Once water reaches a level of 50.5m, the ESB must begin controlled releases to ease pressure – posing a further headache for Cork city, which is downstream.
Enniscorthy in Wexford has narrowly avoided disastrous flooding on the River Slaney over the past 36 hours, while exceptionally high water levels have been recorded for the Shannon at both Athlone in Westmeath and Shannonbridge in Offaly.
Levels of the Shannon are also being carefully monitored in Limerick, which suffered the worst flooding in modern history last weekend. The River Barrow is also close to breaking its banks at Athy in Kildare.
However, rugby fans attending the Ireland-Wales Six Nations clash in Dublin's Aviva Stadium may escape with just a few showers as torrential rainfall isn't predicted in the capital until Saturday evening. However, winds are expected to gust to 70kmh throughout the day.
A 'yellow alert' warning has been issued for Dublin, Kerry, Cork, Louth, Wexford, Wicklow, Meath and Waterford with damaging gusts possible over this evening and into tomorrow.
Office of Public Works (OPW) Minister Brian Hayes toured flood-hit parts of Cork and Kerry.
He vowed that the Government will do everything possible to help flood-hit homes and businesses – but again warned that Ireland needs to "ramp up flood defence spending".
Agriculture Minister Simon Coveney acknowledged he was "impatient" to get Cork's long-stalled flood defence plan under way.
"But we must have a system that works . . . we need to ensure that when it is built it is a full and comprehensive job that will protect Cork for the next 50 years," he said.

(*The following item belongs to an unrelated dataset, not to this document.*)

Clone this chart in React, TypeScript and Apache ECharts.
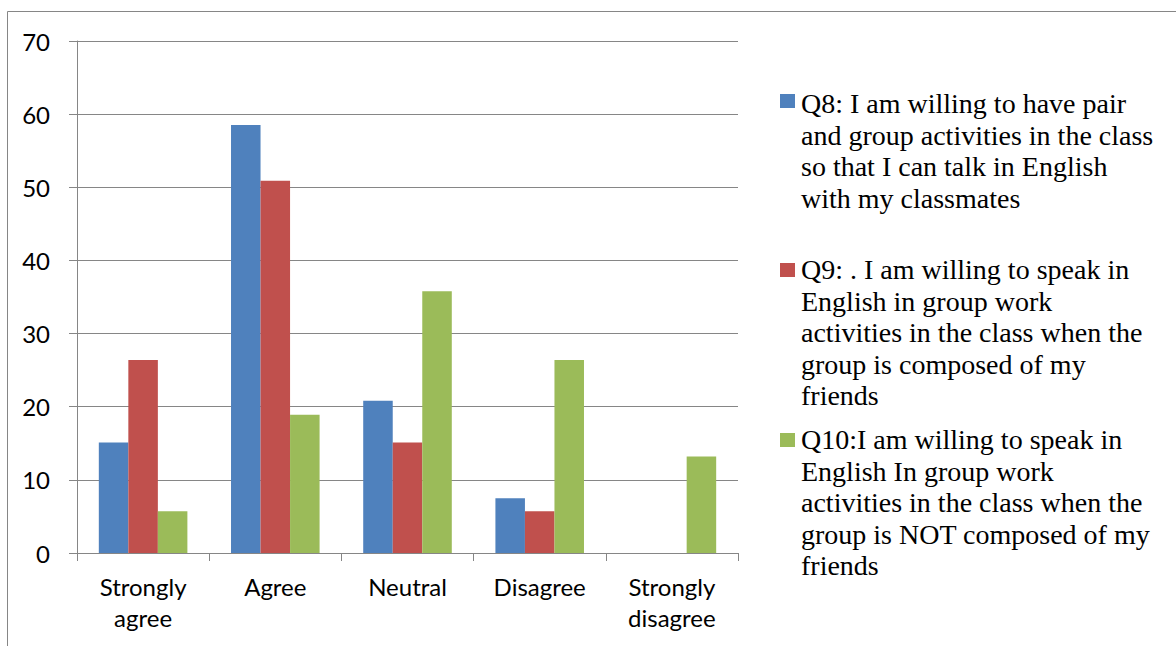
import React, { useEffect, useRef } from "react";
import * as echarts from "echarts";

const categories = ["Strongly\nagree", "Agree", "Neutral", "Disagree", "Strongly\ndisagree"];
const q8Values = [15.1, 58.5, 20.8, 7.5, 0];
const q9Values = [26.4, 50.9, 15.1, 5.7, 0];
const q10Values = [5.7, 18.9, 35.8, 26.4, 13.2];
const seriesNames = ["Q8", "Q9", "Q10"];
const legendTexts = [
  "Q8: I am willing to have pair\nand group activities in the class\nso that I can talk in English\nwith my classmates",
  "Q9: . I am willing to speak in\nEnglish in group work\nactivities in the class when the\ngroup is composed of my\nfriends",
  "Q10:I am willing to speak in\nEnglish In group work\nactivities in the class when the\ngroup is NOT composed of my\nfriends",
];
const colors = ["#4F81BD", "#C0504D", "#9BBB59"];
const legendTops = [88, 254, 424];
const markerTops = [94, 263, 433];

export default function App() {
  const ref = useRef<HTMLDivElement>(null);
  useEffect(() => {
    const chart = echarts.init(ref.current!, null, { renderer: "svg" });
    const gray = "#868686";
    const graphic: any[] = [
      {
        type: "rect",
        shape: { x: 7.5, y: 11.5, width: 1400, height: 900 },
        style: { fill: "none", stroke: gray, lineWidth: 1 },
        silent: true,
      },
    ];
    legendTexts.forEach((t, i) => {
      graphic.push({
        type: "rect",
        shape: { x: 780, y: markerTops[i], width: 15, height: 14 },
        style: { fill: colors[i] },
      });
      graphic.push({
        type: "text",
        x: 801,
        y: legendTops[i],
        style: {
          text: t,
          font: '28px "Liberation Serif", "Times New Roman", serif',
          lineHeight: 31.5,
          fill: "#000",
          verticalAlign: "top",
          align: "left",
        },
      });
    });
    const mk = (name: string, data: number[], color: string) => ({
      name,
      type: "bar",
      data,
      barGap: "0%",
      barCategoryGap: "33%",
      itemStyle: { color },
    });
    chart.setOption({
      animation: false,
      backgroundColor: "#fff",
      grid: { left: 77, right: 438, top: 41, bottom: 93 },
      xAxis: {
        type: "category",
        data: categories,
        axisLine: { show: true, lineStyle: { color: gray, width: 1 } },
        axisTick: { show: true, length: 8, alignWithLabel: false, lineStyle: { color: gray } },
        axisLabel: {
          color: "#000",
          fontFamily: "Lato",
          fontSize: 24,
          lineHeight: 31,
          margin: 18,
          interval: 0,
        },
      },
      yAxis: {
        type: "value",
        min: 0,
        max: 70,
        interval: 10,
        axisLine: { show: true, lineStyle: { color: gray, width: 1 } },
        axisTick: { show: true, length: 8, lineStyle: { color: gray } },
        splitLine: { show: true, lineStyle: { color: gray, width: 1 } },
        axisLabel: { color: "#000", fontFamily: "Lato", fontSize: 24, margin: 27 },
      },
      series: [
        mk(seriesNames[0], q8Values, colors[0]),
        mk(seriesNames[1], q9Values, colors[1]),
        mk(seriesNames[2], q10Values, colors[2]),
      ],
      graphic,
    });
    return () => chart.dispose();
  }, []);
  return (
    <div
      ref={ref}
      style={{ position: "fixed", left: 0, top: 0, width: 1176, height: 646 }}
    />
  );
}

Lord Mayor Catherine Clancy warned the city cannot accept a two-year construction delay given three damaging floods in just four weeks.
Environment Minister Phil Hogan insisted the Government will do everything possible to fast-track flood payments under the €25m support scheme.
However, he warned that while emergency payments are already being made, more substantial payments will take a number of weeks to process given the need to assess individual claims.
The Irish Red Cross has indicated it hopes to be able to provide up to €1,000 per household for families in dire need due to flood damage.
The charity has appealed for public support for those who have borne the brunt of flood-related damage since Christmas.